--- WHAT TO PRODUCE ---
Write out the material exactly, leaving every picture behind.

--- DATA ---
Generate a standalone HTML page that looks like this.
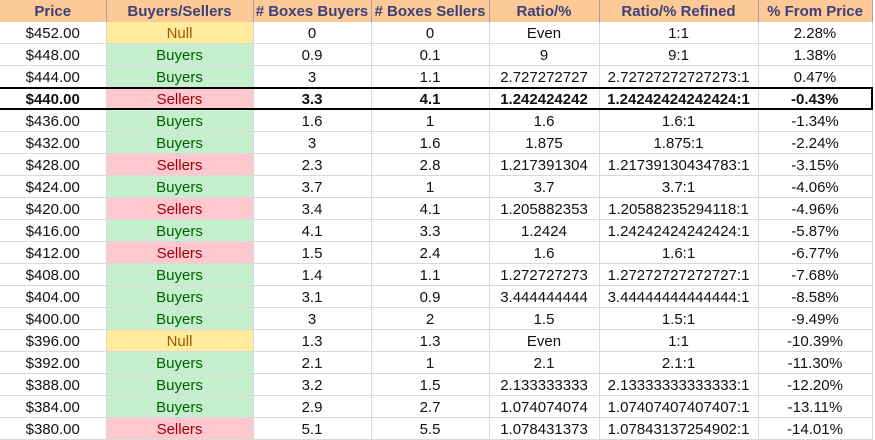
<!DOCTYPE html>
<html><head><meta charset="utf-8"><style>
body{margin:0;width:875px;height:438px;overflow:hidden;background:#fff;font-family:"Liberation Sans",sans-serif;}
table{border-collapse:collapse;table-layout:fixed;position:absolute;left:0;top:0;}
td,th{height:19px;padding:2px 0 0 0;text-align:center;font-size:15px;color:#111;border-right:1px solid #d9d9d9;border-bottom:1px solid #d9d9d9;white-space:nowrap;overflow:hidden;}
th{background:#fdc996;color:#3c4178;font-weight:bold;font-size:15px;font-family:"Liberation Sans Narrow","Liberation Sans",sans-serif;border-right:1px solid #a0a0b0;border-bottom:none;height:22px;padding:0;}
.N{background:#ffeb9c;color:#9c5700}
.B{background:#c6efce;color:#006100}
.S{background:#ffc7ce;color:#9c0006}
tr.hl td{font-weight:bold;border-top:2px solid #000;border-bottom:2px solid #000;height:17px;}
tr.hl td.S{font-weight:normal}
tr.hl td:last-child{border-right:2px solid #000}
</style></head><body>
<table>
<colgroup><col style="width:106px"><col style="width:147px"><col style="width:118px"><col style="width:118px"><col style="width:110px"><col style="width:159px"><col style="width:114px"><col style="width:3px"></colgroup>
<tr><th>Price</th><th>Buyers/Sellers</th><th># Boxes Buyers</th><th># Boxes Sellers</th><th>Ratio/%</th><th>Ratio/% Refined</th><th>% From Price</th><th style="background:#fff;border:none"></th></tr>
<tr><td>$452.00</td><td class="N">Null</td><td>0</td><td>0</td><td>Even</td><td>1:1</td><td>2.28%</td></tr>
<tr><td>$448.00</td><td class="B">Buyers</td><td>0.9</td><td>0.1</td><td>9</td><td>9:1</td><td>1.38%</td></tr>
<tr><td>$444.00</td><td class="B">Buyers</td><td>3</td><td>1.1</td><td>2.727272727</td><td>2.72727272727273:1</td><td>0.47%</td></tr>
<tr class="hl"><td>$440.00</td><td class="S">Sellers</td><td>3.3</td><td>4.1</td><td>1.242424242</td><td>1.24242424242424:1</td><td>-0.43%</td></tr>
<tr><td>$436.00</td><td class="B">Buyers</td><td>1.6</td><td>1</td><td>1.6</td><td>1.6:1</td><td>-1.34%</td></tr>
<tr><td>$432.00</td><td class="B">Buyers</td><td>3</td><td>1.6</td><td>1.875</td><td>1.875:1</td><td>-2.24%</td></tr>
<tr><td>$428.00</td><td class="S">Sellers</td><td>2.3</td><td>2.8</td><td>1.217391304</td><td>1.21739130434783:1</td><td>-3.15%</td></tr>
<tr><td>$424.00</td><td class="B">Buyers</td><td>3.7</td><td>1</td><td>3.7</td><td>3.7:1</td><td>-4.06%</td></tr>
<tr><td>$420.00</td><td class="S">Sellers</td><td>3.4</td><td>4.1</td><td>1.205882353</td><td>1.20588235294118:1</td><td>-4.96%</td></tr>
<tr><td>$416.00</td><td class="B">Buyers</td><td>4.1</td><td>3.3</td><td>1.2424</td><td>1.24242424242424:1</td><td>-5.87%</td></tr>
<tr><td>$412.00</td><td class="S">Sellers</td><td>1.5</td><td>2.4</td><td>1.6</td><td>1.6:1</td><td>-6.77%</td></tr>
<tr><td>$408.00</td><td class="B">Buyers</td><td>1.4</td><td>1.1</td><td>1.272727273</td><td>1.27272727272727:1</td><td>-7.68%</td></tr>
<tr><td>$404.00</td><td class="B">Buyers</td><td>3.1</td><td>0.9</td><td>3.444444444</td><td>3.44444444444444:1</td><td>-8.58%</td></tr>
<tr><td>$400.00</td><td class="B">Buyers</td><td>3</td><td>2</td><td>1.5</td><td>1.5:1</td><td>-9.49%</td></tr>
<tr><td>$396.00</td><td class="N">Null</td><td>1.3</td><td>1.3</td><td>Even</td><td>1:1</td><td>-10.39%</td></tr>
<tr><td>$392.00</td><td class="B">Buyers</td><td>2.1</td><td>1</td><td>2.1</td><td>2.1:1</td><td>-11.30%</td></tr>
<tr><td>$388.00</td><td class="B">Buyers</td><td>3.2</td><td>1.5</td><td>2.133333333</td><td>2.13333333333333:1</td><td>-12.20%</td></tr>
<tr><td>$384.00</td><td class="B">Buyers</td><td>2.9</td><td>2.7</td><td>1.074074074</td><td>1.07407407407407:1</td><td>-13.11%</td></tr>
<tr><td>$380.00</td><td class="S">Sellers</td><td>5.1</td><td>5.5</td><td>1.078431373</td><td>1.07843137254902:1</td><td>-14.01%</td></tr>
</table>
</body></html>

--- THE REPLY ---
Generate a standalone HTML page that looks like this.
<!DOCTYPE html>
<html><head><meta charset="utf-8"><style>
body{margin:0;width:875px;height:438px;overflow:hidden;background:#fff;font-family:"Liberation Sans",sans-serif;}
table{border-collapse:collapse;table-layout:fixed;position:absolute;left:0;top:0;}
td,th{height:19px;padding:2px 0 0 0;text-align:center;font-size:15px;color:#111;border-right:1px solid #d9d9d9;border-bottom:1px solid #d9d9d9;white-space:nowrap;overflow:hidden;}
th{background:#fdc996;color:#3c4178;font-weight:bold;font-size:15px;font-family:"Liberation Sans Narrow","Liberation Sans",sans-serif;border-right:1px solid #a0a0b0;border-bottom:none;height:22px;padding:0;}
.N{background:#ffeb9c;color:#9c5700}
.B{background:#c6efce;color:#006100}
.S{background:#ffc7ce;color:#9c0006}
tr.hl td{font-weight:bold;border-top:2px solid #000;border-bottom:2px solid #000;height:17px;}
tr.hl td.S{font-weight:normal}
tr.hl td:last-child{border-right:2px solid #000}
</style></head><body>
<table>
<colgroup><col style="width:106px"><col style="width:147px"><col style="width:118px"><col style="width:118px"><col style="width:110px"><col style="width:159px"><col style="width:114px"><col style="width:3px"></colgroup>
<tr><th>Price</th><th>Buyers/Sellers</th><th># Boxes Buyers</th><th># Boxes Sellers</th><th>Ratio/%</th><th>Ratio/% Refined</th><th>% From Price</th><th style="background:#fff;border:none"></th></tr>
<tr><td>$452.00</td><td class="N">Null</td><td>0</td><td>0</td><td>Even</td><td>1:1</td><td>2.28%</td></tr>
<tr><td>$448.00</td><td class="B">Buyers</td><td>0.9</td><td>0.1</td><td>9</td><td>9:1</td><td>1.38%</td></tr>
<tr><td>$444.00</td><td class="B">Buyers</td><td>3</td><td>1.1</td><td>2.727272727</td><td>2.72727272727273:1</td><td>0.47%</td></tr>
<tr class="hl"><td>$440.00</td><td class="S">Sellers</td><td>3.3</td><td>4.1</td><td>1.242424242</td><td>1.24242424242424:1</td><td>-0.43%</td></tr>
<tr><td>$436.00</td><td class="B">Buyers</td><td>1.6</td><td>1</td><td>1.6</td><td>1.6:1</td><td>-1.34%</td></tr>
<tr><td>$432.00</td><td class="B">Buyers</td><td>3</td><td>1.6</td><td>1.875</td><td>1.875:1</td><td>-2.24%</td></tr>
<tr><td>$428.00</td><td class="S">Sellers</td><td>2.3</td><td>2.8</td><td>1.217391304</td><td>1.21739130434783:1</td><td>-3.15%</td></tr>
<tr><td>$424.00</td><td class="B">Buyers</td><td>3.7</td><td>1</td><td>3.7</td><td>3.7:1</td><td>-4.06%</td></tr>
<tr><td>$420.00</td><td class="S">Sellers</td><td>3.4</td><td>4.1</td><td>1.205882353</td><td>1.20588235294118:1</td><td>-4.96%</td></tr>
<tr><td>$416.00</td><td class="B">Buyers</td><td>4.1</td><td>3.3</td><td>1.2424</td><td>1.24242424242424:1</td><td>-5.87%</td></tr>
<tr><td>$412.00</td><td class="S">Sellers</td><td>1.5</td><td>2.4</td><td>1.6</td><td>1.6:1</td><td>-6.77%</td></tr>
<tr><td>$408.00</td><td class="B">Buyers</td><td>1.4</td><td>1.1</td><td>1.272727273</td><td>1.27272727272727:1</td><td>-7.68%</td></tr>
<tr><td>$404.00</td><td class="B">Buyers</td><td>3.1</td><td>0.9</td><td>3.444444444</td><td>3.44444444444444:1</td><td>-8.58%</td></tr>
<tr><td>$400.00</td><td class="B">Buyers</td><td>3</td><td>2</td><td>1.5</td><td>1.5:1</td><td>-9.49%</td></tr>
<tr><td>$396.00</td><td class="N">Null</td><td>1.3</td><td>1.3</td><td>Even</td><td>1:1</td><td>-10.39%</td></tr>
<tr><td>$392.00</td><td class="B">Buyers</td><td>2.1</td><td>1</td><td>2.1</td><td>2.1:1</td><td>-11.30%</td></tr>
<tr><td>$388.00</td><td class="B">Buyers</td><td>3.2</td><td>1.5</td><td>2.133333333</td><td>2.13333333333333:1</td><td>-12.20%</td></tr>
<tr><td>$384.00</td><td class="B">Buyers</td><td>2.9</td><td>2.7</td><td>1.074074074</td><td>1.07407407407407:1</td><td>-13.11%</td></tr>
<tr><td>$380.00</td><td class="S">Sellers</td><td>5.1</td><td>5.5</td><td>1.078431373</td><td>1.07843137254902:1</td><td>-14.01%</td></tr>
</table>
</body></html>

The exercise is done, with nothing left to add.